Chacun leur tour, ils racontent cette histoire à leur façon, rageuse et suicidaire pour Vale et pleine de désarroi pour Landyn qui, depuis la mort de sa femme, met un point d’honneur à secourir les animaux les plus faibles sans bien savoir comment s’y prendre avec son propre fils. « On n’est pas hanté par ce qui nous fait peur, mais par ce qu’on désire », fait dire Fiona Melrose à l’un de ses personnages. Si la culpabilité les ronge, ils n’en cherchent pas moins l’apaisement, sans pouvoir le nommer. Qui le leur apportera ? Tom, le « frère » infortuné de Vale, révélateur de ses démons, la jeune et lumineuse Beth ou bien Cecelia elle-même ? Depuis David Garnett, il semble d’usage en Angleterre de changer les femmes en renard.
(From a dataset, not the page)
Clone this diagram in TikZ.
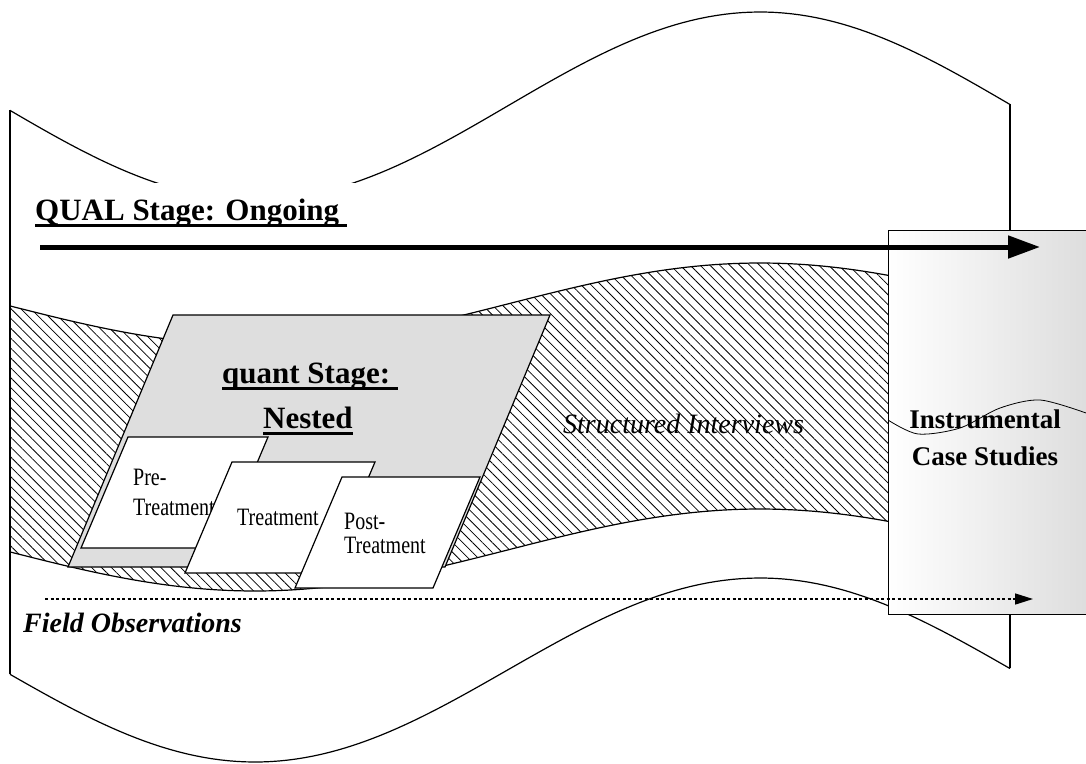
\documentclass[tikz,border=0pt]{standalone}
\usepackage{fontspec}
\setmainfont{Liberation Serif}
\newfontfamily\narrowrm[FakeStretch=0.8]{Liberation Serif}
\usepackage{tikz}
\usetikzlibrary{arrows.meta,patterns.meta}
\definecolor{ink}{HTML}{000000}
\definecolor{quantbg}{HTML}{DEDEDE}
\definecolor{casebg}{HTML}{DCDCDC}
\newcommand\undl[1]{\setbox0\hbox{#1}\rlap{\rule[-7pt]{\wd0}{3pt}}\box0}
\tikzset{
  outline/.style={draw=ink,line width=1.2pt},
  hatch/.style={pattern={Lines[angle=-45,distance=7pt,line width=0.8pt]}},
  stagebox/.style={outline,fill=quantbg},
  subbox/.style={outline,fill=white},
  bigtxt/.style={font=\fontsize{31}{37}\selectfont\bfseries,anchor=base west,
                 inner sep=0pt},
  smalltxt/.style={font=\fontsize{25}{30}\narrowrm,anchor=base west,
                   inner sep=0pt,align=left},
  qualarrow/.style={-{Triangle[length=32pt,width=22pt]},line width=5pt,ink},
  fieldarrow/.style={-{Triangle[length=18pt,width=11pt]},line width=1.5pt,ink,
                     dash pattern=on 3pt off 2.5pt},
}

\begin{document}
\begin{tikzpicture}[x=1pt,y=-1pt]
  \useasboundingbox (0,0) rectangle (1086,763);
  % outer flag
  \draw[outline] plot[domain=10:1010,samples=120] (\x,{106+94*cos(0.3564*(\x-255))});
  \draw[outline] plot[domain=10:1010,samples=120] (\x,{670+92*cos(0.3564*(\x-255))});
  \draw[outline] (10,110) -- (10,674);
  \draw[outline] (1010,104) -- (1010,668);
  \node[bigtxt,fill=white,inner xsep=18pt,inner ysep=15pt]
    (qual) at (17,220) {\undl{QUAL Stage: Ongoing\ }};
  % band of interviews
  \fill[hatch] plot[domain=10:892,samples=100] (\x,{304+41*cos(0.3564*(\x-255))})
    -- plot[domain=892:10,samples=100] (\x,{550+41*cos(0.3564*(\x-255))}) -- cycle;
  \draw[outline] plot[domain=10:892,samples=100] (\x,{304+41*cos(0.3564*(\x-255))});
  \draw[outline] plot[domain=10:892,samples=100] (\x,{550+41*cos(0.3564*(\x-255))});
  % quant stage
  \draw[stagebox] (173,315) -- (550,315) -- (445,567) -- (68,567) -- cycle;
  \node[bigtxt] (quant) at (222,383) {\undl{quant Stage:\ }};
  \node[bigtxt] (nested) at (263,428) {\undl{Nested}};
  \draw[subbox] (128,437) -- ++(140,0) -- ++(-47,111) -- ++(-140,0) -- cycle;
  \node[smalltxt] (pre) at (133,515) {Pre-\\Treatment};
  \draw[subbox] (232,462) -- ++(143,0) -- ++(-47,111) -- ++(-143,0) -- cycle;
  \node[smalltxt] (trt) at (237,525) {Treatment};
  \draw[subbox] (342,477) -- ++(138,0) -- ++(-47,111) -- ++(-138,0) -- cycle;
  \node[smalltxt] (post) at (344,553) {Post-\\[-6pt]Treatment};
  \node[font=\fontsize{28}{34}\selectfont\itshape,anchor=base west,inner sep=0pt]
    (interviews) at (563,433) {Structured Interviews};
  \node[font=\fontsize{28}{34}\selectfont\bfseries\itshape,anchor=base west,inner sep=0pt]
    (fieldobs) at (23,632) {Field Observations};
  % case studies
  \shade[left color=white,right color=casebg,draw=ink,line width=1pt]
    (888,230) rectangle (1096,614);
  \draw[ink,line width=0.8pt] plot[smooth] coordinates
    {(888,420) (918,434) (960,428) (1000,408) (1040,400) (1086,413)};
  \node[font=\fontsize{27}{37}\selectfont\bfseries,align=center]
    (cases) at (985,438) {Instrumental\\Case Studies};
  % arrows
  \coordinate (qualstart) at (40,247);
  \coordinate (qualend) at (1040,247);
  \draw[qualarrow] (qualstart) -- (qualend);
  \coordinate (fieldstart) at (45,599);
  \coordinate (fieldend) at (1033,599);
  \draw[fieldarrow] (fieldstart) -- (fieldend);
\end{tikzpicture}
\end{document}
Elle-même d’origine sud-africaine, Fiona Melrose se plie aux usages locaux et charge une belle renarde solitaire de prendre soin de ces deux âmes en peine. Fantôme bienveillant et discret, elle n’intervient que par sa seule apparition aux moments opportuns du récit, lorsque décidément « devenus des versions insupportables (d’eux)-mêmes », ses hommes sont un peu trop près de se perdre. Ils ne se perdront pas : les hivers les plus longs finissent un jour sur la promesse d’un nouveau printemps, tout comme celui-ci s’achève sur celle d’une réconciliation.

Si le Suffolk produit des poires, nul doute qu’elles soient à l’image de ce premier roman très réussi : âpres au premier abord, suivi d’une note prolongée de grande douceur.